The Federal Government has concluded arrangements with the United Kingdom (UK) to understudy the cleanup and remediation programme of Ogoniland, which has been a victim of environmental degradation for decades.
The United Nations Environment Programme (UNEP) is facilitating the visit to enable government evaluate the project with international best practices for cleanup of contaminated sites.
Minister of Environment, Suleiman Hassan Zarma, in a statement in Abuja, noted that experts have argued that restoration of Ogoniland initiated by the Federal Government could be the world’s most complex and longest cleanup exercise.
He explained that UNEP assessed the extent and severity of the contamination in 2011 and found widespread pollution due to oil production spanning several decades in the Niger Delta region.
He also explained that government was committed to following its recommendations, which underscored President Muhammadu Buhari’s resolve to restore livelihood in Ogoniland.
The statement added that the creation of the Hydrocarbon Pollution Remediation Project (HYPREP), charged with managing the cleanup process, was meant to achieve better delivery.
It also disclosed that the minister was a prominent member of HYPREP’s Governing Council, adding that he was among other senior stakeholders on working visits to five sites in the UK.

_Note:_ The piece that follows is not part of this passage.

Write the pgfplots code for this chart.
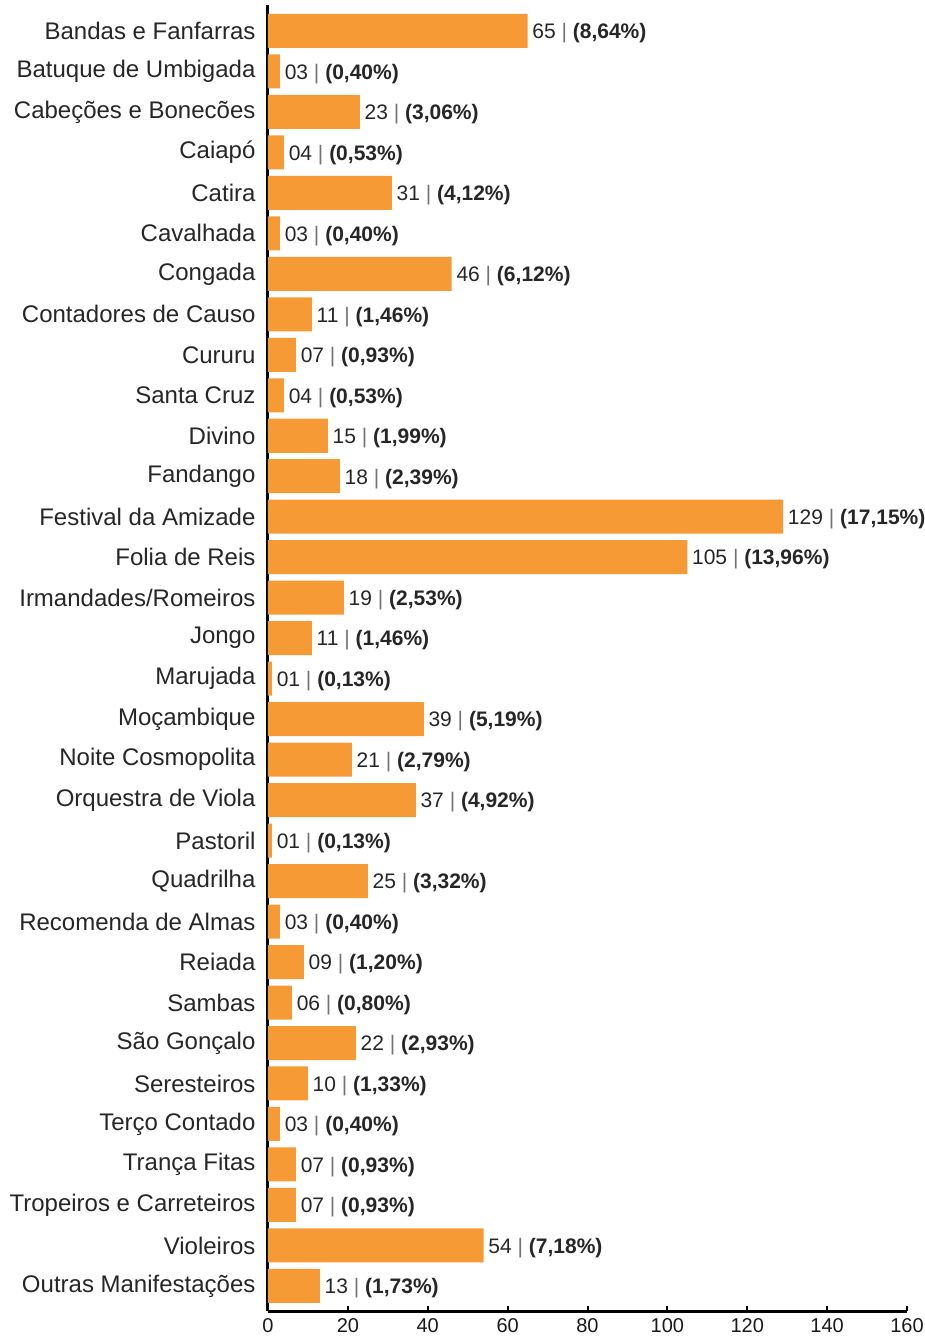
\documentclass[border=0pt]{standalone}
\usepackage{pgfplots}
\usepackage{pgfplotstable}
\pgfplotsset{compat=1.18}
\usepackage{fontspec}
\setmainfont{Liberation Sans}
\definecolor{barorange}{HTML}{F69A35}

% rotulo = valor:percentual
\def\splitlbl#1:#2\relax{#1 {\color{black!55}|} \textbf{(#2\%)}}
\newcommand\fmtlbl{\edef\tmplbl{\pgfplotspointmeta}\expandafter\splitlbl\tmplbl\relax}

\pgfplotstableread{
idx val lbl
0 65 65:8,64
1 3 03:0,40
2 23 23:3,06
3 4 04:0,53
4 31 31:4,12
5 3 03:0,40
6 46 46:6,12
7 11 11:1,46
8 7 07:0,93
9 4 04:0,53
10 15 15:1,99
11 18 18:2,39
12 129 129:17,15
13 105 105:13,96
14 19 19:2,53
15 11 11:1,46
16 1 01:0,13
17 39 39:5,19
18 21 21:2,79
19 37 37:4,92
20 1 01:0,13
21 25 25:3,32
22 3 03:0,40
23 9 09:1,20
24 6 06:0,80
25 22 22:2,93
26 10 10:1,33
27 3 03:0,40
28 7 07:0,93
29 7 07:0,93
30 54 54:7,18
31 13 13:1,73
}\manifest

\begin{document}
\begin{tikzpicture}
\useasboundingbox (-134pt,-13.5pt) rectangle (328.5pt,655.5pt);
\begin{axis}[
  scale only axis,
  width=319.5pt, height=653pt,
  xbar,
  bar width=0.84,
  xmin=0, xmax=160,
  ymin=-0.64, ymax=31.62,
  y dir=reverse,
  axis x line=bottom,
  axis y line=left,
  axis line style={-, line width=1.5pt, black},
  xtick={0,20,...,160},
  xtick style={black, line width=1pt},
  major tick length=2.5pt,
  xtick align=inside,
  ytick={0,...,31},
  ytick style={draw=none},
  yticklabels={Bandas e Fanfarras, Batuque de Umbigada, Cabeções e Bonecões, Caiapó, Catira, Cavalhada, Congada, Contadores de Causo, Cururu, Santa Cruz, Divino, Fandango, Festival da Amizade, Folia de Reis, Irmandades/Romeiros, Jongo, Marujada, Moçambique, Noite Cosmopolita, Orquestra de Viola, Pastoril, Quadrilha, Recomenda de Almas, Reiada, Sambas, São Gonçalo, Seresteiros, Terço Contado, Trança Fitas, Tropeiros e Carreteiros, Violeiros, Outras Manifestações},
  yticklabel style={font=\fontsize{12}{14}\selectfont, text=black!85, xshift=-1.5pt},
  xticklabel style={font=\fontsize{10}{12}\selectfont, text=black!90},
  /pgf/number format/assume math mode=true,
  point meta=explicit symbolic,
  nodes near coords={\fmtlbl},
  every node near coord/.append style={anchor=west, inner sep=2.2pt, yshift=-1.2pt, font=\fontsize{10.5}{12}\selectfont, text=black!85},
  clip=false,
]
\addplot[fill=barorange, draw=none]
  table[x=val, y=idx, meta=lbl] {\manifest};
\end{axis}
\end{tikzpicture}
\end{document}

The sites are, Biogénie’s Trecatti and Redhill soil treatment facilities in South Wales and South East England, Coed Darcy regeneration project in South Wales, former Avenue Coking Works in East Midlands and ALS Laboratories in North West England.
The team will also visit Chester Laboratory in North West England, which would focus on quality, accreditation, sample preparation and analysis of petroleum hydrocarbons, reporting and interpretation of analysis.
Delegates will have the opportunity to tour the modern laboratory facility and identify aspects that could be replicated in Nigeria to increase the overall quality of local laboratories.
Biogénie’s Trecatti contaminated soil treatment facility in Merthyr Tydfil in South Wales is capable of cleaning up a variety of contaminants with specific focus on soils impacted by petroleum hydrocarbons, among others.
However, by 2027, the redeveloped site would be transformed into a new £1.2 billion village that would accommodate no fewer than 10,000 people. The UNEP’s 2011 Environmental Assessment of Ogoniland evaluated to that bring back ecosystems to full productive health could take up to 30 years.
The report had recommended $1 billion for the first five years of remediation activities and once complete, the cleanup of Ogoniland could serve as a model for replication in both Nigeria and the region.